▶ Written task:
Keep the wording of each record exactly the same when you repeat it, and leave out pictures.

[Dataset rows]
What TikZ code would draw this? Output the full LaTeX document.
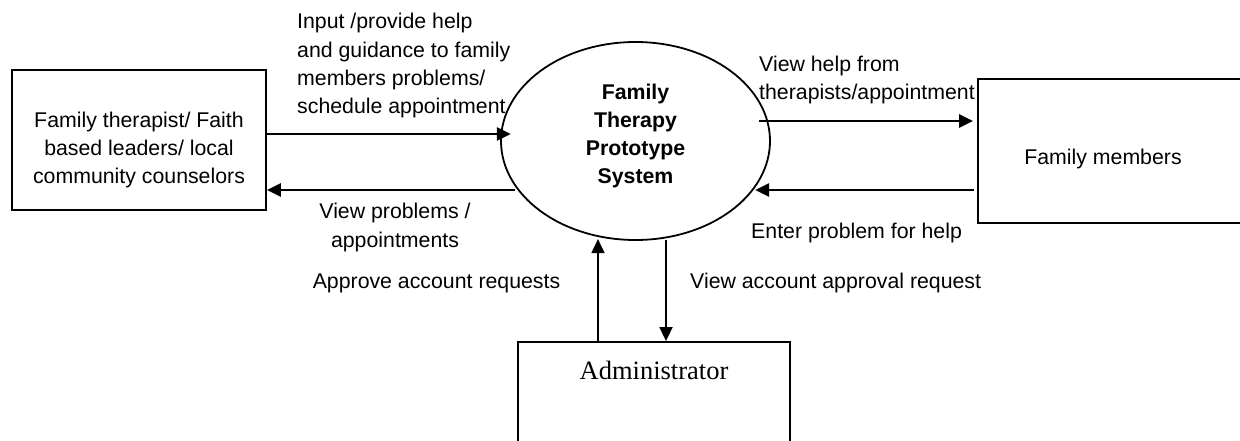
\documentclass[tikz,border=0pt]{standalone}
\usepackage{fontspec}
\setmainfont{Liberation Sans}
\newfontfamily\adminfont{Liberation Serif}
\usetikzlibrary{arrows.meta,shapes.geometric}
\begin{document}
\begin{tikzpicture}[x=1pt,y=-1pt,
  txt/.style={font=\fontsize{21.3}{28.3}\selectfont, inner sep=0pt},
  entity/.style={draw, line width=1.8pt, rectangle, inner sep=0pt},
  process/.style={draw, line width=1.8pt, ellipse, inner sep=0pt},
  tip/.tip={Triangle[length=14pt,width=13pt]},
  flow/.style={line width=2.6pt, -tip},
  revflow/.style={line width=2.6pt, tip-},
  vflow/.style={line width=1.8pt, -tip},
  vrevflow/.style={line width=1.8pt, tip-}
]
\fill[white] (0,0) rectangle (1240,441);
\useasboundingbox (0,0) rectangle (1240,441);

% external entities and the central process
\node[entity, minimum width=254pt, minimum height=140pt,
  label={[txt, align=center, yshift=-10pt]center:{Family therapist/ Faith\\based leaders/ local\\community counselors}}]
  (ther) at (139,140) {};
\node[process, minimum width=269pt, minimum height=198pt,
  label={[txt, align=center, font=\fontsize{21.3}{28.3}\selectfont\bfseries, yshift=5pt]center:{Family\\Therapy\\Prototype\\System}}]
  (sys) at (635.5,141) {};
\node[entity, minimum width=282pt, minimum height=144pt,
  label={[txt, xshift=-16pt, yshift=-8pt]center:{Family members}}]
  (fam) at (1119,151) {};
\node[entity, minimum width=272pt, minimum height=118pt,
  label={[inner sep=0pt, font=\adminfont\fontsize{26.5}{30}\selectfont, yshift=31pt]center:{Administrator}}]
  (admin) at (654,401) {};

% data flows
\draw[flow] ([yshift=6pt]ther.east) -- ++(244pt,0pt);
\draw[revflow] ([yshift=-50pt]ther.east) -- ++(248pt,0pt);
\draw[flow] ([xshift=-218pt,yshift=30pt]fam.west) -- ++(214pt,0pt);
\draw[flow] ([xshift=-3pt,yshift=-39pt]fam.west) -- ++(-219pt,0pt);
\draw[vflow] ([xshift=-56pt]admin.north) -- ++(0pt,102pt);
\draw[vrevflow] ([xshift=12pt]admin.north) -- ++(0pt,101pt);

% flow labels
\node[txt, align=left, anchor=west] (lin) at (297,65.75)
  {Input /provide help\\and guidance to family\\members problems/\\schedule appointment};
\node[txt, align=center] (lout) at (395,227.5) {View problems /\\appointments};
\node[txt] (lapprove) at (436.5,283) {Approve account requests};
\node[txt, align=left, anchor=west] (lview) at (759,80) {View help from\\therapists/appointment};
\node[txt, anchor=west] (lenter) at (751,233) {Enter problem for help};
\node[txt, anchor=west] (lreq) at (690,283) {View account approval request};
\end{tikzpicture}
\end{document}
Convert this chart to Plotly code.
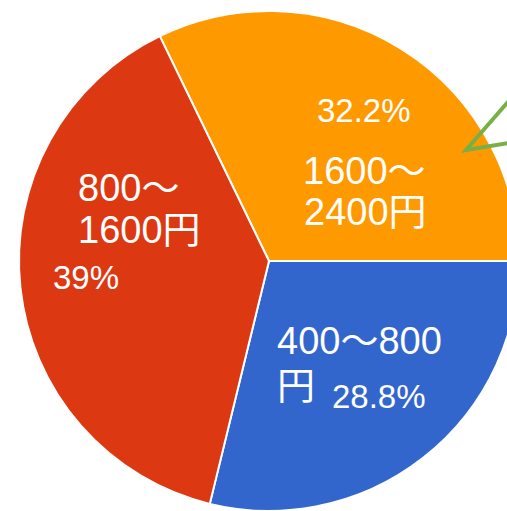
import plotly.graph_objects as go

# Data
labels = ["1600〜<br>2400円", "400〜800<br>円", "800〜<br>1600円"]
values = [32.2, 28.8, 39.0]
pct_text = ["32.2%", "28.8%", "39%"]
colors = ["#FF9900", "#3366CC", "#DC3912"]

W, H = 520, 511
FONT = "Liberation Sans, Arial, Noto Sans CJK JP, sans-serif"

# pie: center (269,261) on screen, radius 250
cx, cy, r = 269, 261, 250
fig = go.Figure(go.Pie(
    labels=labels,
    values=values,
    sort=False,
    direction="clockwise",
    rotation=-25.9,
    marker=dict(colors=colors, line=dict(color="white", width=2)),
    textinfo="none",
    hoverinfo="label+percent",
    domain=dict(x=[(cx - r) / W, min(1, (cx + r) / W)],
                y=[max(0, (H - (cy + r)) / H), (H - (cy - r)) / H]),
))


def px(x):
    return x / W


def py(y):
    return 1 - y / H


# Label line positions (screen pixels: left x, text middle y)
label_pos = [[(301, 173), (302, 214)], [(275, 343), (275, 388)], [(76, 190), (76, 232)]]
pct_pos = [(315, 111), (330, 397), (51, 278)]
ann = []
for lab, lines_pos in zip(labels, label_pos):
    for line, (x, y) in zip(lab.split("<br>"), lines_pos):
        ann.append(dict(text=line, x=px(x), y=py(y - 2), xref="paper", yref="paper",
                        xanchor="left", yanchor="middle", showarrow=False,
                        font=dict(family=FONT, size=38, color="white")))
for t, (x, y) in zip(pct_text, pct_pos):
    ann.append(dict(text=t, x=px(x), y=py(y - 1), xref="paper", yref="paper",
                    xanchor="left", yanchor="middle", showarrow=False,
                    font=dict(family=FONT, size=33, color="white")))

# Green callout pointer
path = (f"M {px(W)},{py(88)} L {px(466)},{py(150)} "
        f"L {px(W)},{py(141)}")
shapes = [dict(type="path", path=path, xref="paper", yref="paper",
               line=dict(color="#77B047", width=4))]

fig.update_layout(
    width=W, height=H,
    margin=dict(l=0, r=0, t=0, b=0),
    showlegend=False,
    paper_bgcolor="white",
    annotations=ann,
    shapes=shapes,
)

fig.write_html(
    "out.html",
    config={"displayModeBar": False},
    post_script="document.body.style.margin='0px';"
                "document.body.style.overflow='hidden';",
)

▶ The completed task:
What TikZ code would draw this? Output the full LaTeX document.
\documentclass[tikz,border=0pt]{standalone}
\usepackage{fontspec}
\setmainfont{Liberation Sans}
\newfontfamily\adminfont{Liberation Serif}
\usetikzlibrary{arrows.meta,shapes.geometric}
\begin{document}
\begin{tikzpicture}[x=1pt,y=-1pt,
  txt/.style={font=\fontsize{21.3}{28.3}\selectfont, inner sep=0pt},
  entity/.style={draw, line width=1.8pt, rectangle, inner sep=0pt},
  process/.style={draw, line width=1.8pt, ellipse, inner sep=0pt},
  tip/.tip={Triangle[length=14pt,width=13pt]},
  flow/.style={line width=2.6pt, -tip},
  revflow/.style={line width=2.6pt, tip-},
  vflow/.style={line width=1.8pt, -tip},
  vrevflow/.style={line width=1.8pt, tip-}
]
\fill[white] (0,0) rectangle (1240,441);
\useasboundingbox (0,0) rectangle (1240,441);

% external entities and the central process
\node[entity, minimum width=254pt, minimum height=140pt,
  label={[txt, align=center, yshift=-10pt]center:{Family therapist/ Faith\\based leaders/ local\\community counselors}}]
  (ther) at (139,140) {};
\node[process, minimum width=269pt, minimum height=198pt,
  label={[txt, align=center, font=\fontsize{21.3}{28.3}\selectfont\bfseries, yshift=5pt]center:{Family\\Therapy\\Prototype\\System}}]
  (sys) at (635.5,141) {};
\node[entity, minimum width=282pt, minimum height=144pt,
  label={[txt, xshift=-16pt, yshift=-8pt]center:{Family members}}]
  (fam) at (1119,151) {};
\node[entity, minimum width=272pt, minimum height=118pt,
  label={[inner sep=0pt, font=\adminfont\fontsize{26.5}{30}\selectfont, yshift=31pt]center:{Administrator}}]
  (admin) at (654,401) {};

% data flows
\draw[flow] ([yshift=6pt]ther.east) -- ++(244pt,0pt);
\draw[revflow] ([yshift=-50pt]ther.east) -- ++(248pt,0pt);
\draw[flow] ([xshift=-218pt,yshift=30pt]fam.west) -- ++(214pt,0pt);
\draw[flow] ([xshift=-3pt,yshift=-39pt]fam.west) -- ++(-219pt,0pt);
\draw[vflow] ([xshift=-56pt]admin.north) -- ++(0pt,102pt);
\draw[vrevflow] ([xshift=12pt]admin.north) -- ++(0pt,101pt);

% flow labels
\node[txt, align=left, anchor=west] (lin) at (297,65.75)
  {Input /provide help\\and guidance to family\\members problems/\\schedule appointment};
\node[txt, align=center] (lout) at (395,227.5) {View problems /\\appointments};
\node[txt] (lapprove) at (436.5,283) {Approve account requests};
\node[txt, align=left, anchor=west] (lview) at (759,80) {View help from\\therapists/appointment};
\node[txt, anchor=west] (lenter) at (751,233) {Enter problem for help};
\node[txt, anchor=west] (lreq) at (690,283) {View account approval request};
\end{tikzpicture}
\end{document}
Convert this chart to Plotly code.
import plotly.graph_objects as go

# Data
labels = ["1600〜<br>2400円", "400〜800<br>円", "800〜<br>1600円"]
values = [32.2, 28.8, 39.0]
pct_text = ["32.2%", "28.8%", "39%"]
colors = ["#FF9900", "#3366CC", "#DC3912"]

W, H = 520, 511
FONT = "Liberation Sans, Arial, Noto Sans CJK JP, sans-serif"

# pie: center (269,261) on screen, radius 250
cx, cy, r = 269, 261, 250
fig = go.Figure(go.Pie(
    labels=labels,
    values=values,
    sort=False,
    direction="clockwise",
    rotation=-25.9,
    marker=dict(colors=colors, line=dict(color="white", width=2)),
    textinfo="none",
    hoverinfo="label+percent",
    domain=dict(x=[(cx - r) / W, min(1, (cx + r) / W)],
                y=[max(0, (H - (cy + r)) / H), (H - (cy - r)) / H]),
))


def px(x):
    return x / W


def py(y):
    return 1 - y / H


# Label line positions (screen pixels: left x, text middle y)
label_pos = [[(301, 173), (302, 214)], [(275, 343), (275, 388)], [(76, 190), (76, 232)]]
pct_pos = [(315, 111), (330, 397), (51, 278)]
ann = []
for lab, lines_pos in zip(labels, label_pos):
    for line, (x, y) in zip(lab.split("<br>"), lines_pos):
        ann.append(dict(text=line, x=px(x), y=py(y - 2), xref="paper", yref="paper",
                        xanchor="left", yanchor="middle", showarrow=False,
                        font=dict(family=FONT, size=38, color="white")))
for t, (x, y) in zip(pct_text, pct_pos):
    ann.append(dict(text=t, x=px(x), y=py(y - 1), xref="paper", yref="paper",
                    xanchor="left", yanchor="middle", showarrow=False,
                    font=dict(family=FONT, size=33, color="white")))

# Green callout pointer
path = (f"M {px(W)},{py(88)} L {px(466)},{py(150)} "
        f"L {px(W)},{py(141)}")
shapes = [dict(type="path", path=path, xref="paper", yref="paper",
               line=dict(color="#77B047", width=4))]

fig.update_layout(
    width=W, height=H,
    margin=dict(l=0, r=0, t=0, b=0),
    showlegend=False,
    paper_bgcolor="white",
    annotations=ann,
    shapes=shapes,
)

fig.write_html(
    "out.html",
    config={"displayModeBar": False},
    post_script="document.body.style.margin='0px';"
                "document.body.style.overflow='hidden';",
)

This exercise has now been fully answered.